India Board Conclave 2025: Rethinking Board Effectiveness Assessment For Future-Ready Governance

The India Board Conclave 2025, organised by Board Stewardship on April 16 at the National Stock Exchange (NSE) in Mumbai, brought together some of the country’s most visionary leaders in corporate governance, technology, sustainability, and boardroom leadership. Centered around the theme “Enabling Future Boards,” the event sparked thought-provoking discussions on how Boards must adapt to address the evolving challenges of modern governance.

Board effectiveness plays a fundamental role in ensuring robust Corporate Governance and the long-term success of any organisation. Prof. Samir Barua, Independent Director on Multiple Boards; Former Director, IIM-A, emphasised how board dysfunctions, if left unaddressed, can seriously undermine governance. “A classic example is the Satyam case, where the dominant shareholder pushed through a $1.6 billion proposal with little deliberation, ultimately leading to a governance collapse.
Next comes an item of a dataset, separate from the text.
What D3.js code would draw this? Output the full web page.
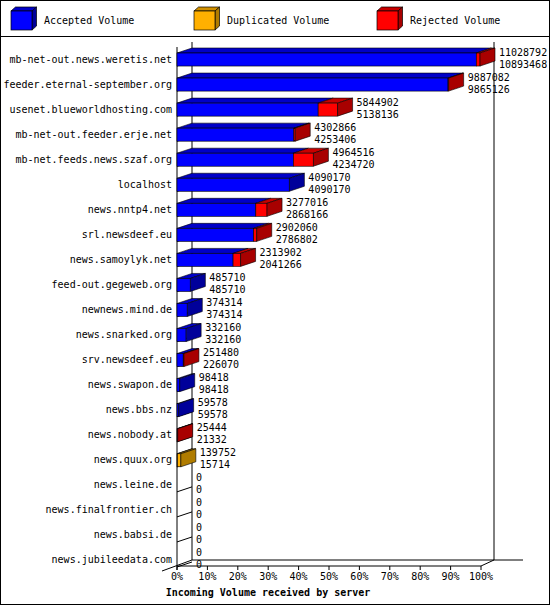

Similar patterns are seen in public sector undertakings, where dominant shareholders—often governments—compromise board autonomy. CEO capture is another dysfunction; the Wells Fargo scandal is a stark reminder of how aggressive strategies, supported by passive boards, can lead to reputational disaster. Also, when former CEOs become Independent Directors, they sometimes overstep, clouding objectivity. And without a strong chairman, even a capable board can flounder. For boards to be truly effective, they must identify and confront these dysfunctions decisively.”

Prof. Ashok Korwar, Management Consultant, Independent Director & Board Advisor; Former Professor, IIM-A, highlighted the importance of inclusive dialogue and professional facilitation in board evaluations. “Many board dysfunctions are visible—dominant chairs, over-talking directors, and lack of inclusive dialogue. At IIM-A, we’d call this the ‘class participation’ syndrome—members speaking to impress, not to contribute. These behaviors hinder collaboration and decision-making. But we can detect them—if board evaluations are done right. Confidentiality is key; otherwise, feedback becomes guarded and unhelpful. External facilitators are essential for honest, anonymous inputs. I once uncovered a major misunderstanding about strategic planning through one-on-one interviews—something a standard questionnaire would have missed. Evaluations should go beyond compliance—they should lead to insights, correction, and growth. That’s when a board moves from functional to truly effective.”

Devdutt Modak, CMD, Axar Digital Services Pvt. Ltd., raised concerns about evaluations becoming a mere formality and stressed the need for external facilitation. “Board evaluations, though mandated under the Companies Act and SEBI LODR, are often reduced to a checkbox formality. Internal processes—Excel sheets and in-house teams—compromise confidentiality and limit candor. Genuine feedback needs a safe space, something only an external facilitator can provide. As Professor Ram Charan emphasises, board evaluations should be a high-priority event—not just regulatory compliance. When done right, they uncover what directors really think—not just what they’re comfortable saying. The purpose is to enable learning, spark change, and enhance governance. By moving beyond procedural compliance, evaluations can become a powerful tool for continuous board development and effectiveness.”

Ankit Sharma, Chief Regulatory Officer, National Stock Exchange, brought in the regulatory perspective, urging companies to see board assessments as a tool for transparency and improvement. “Despite clear regulatory requirements, many board evaluations today are perfunctory. Companies often declare them completed without disclosing what was actually assessed. This leaves investors unaware of board performance—did directors engage meaningfully or just show up? Were they collaborative or disruptive? These questions go unanswered. For evaluations to serve their purpose, they must be more than a regulatory checkbox—they should be a governance enabler. Confidential, insightful assessments facilitated externally can offer clarity and accountability. When directors are encouraged to speak candidly, we can gather actionable insights. The end goal is not compliance—it’s improvement, transparency, and ultimately, better outcomes for companies and their stakeholders.”

The session on Board Effectiveness Assessment underscored that effective governance is not just about compliance—it’s about culture, communication, and continual improvement. The panelists collectively advocated for a shift from procedural box-ticking to meaningful, confidential, and insight-driven evaluations.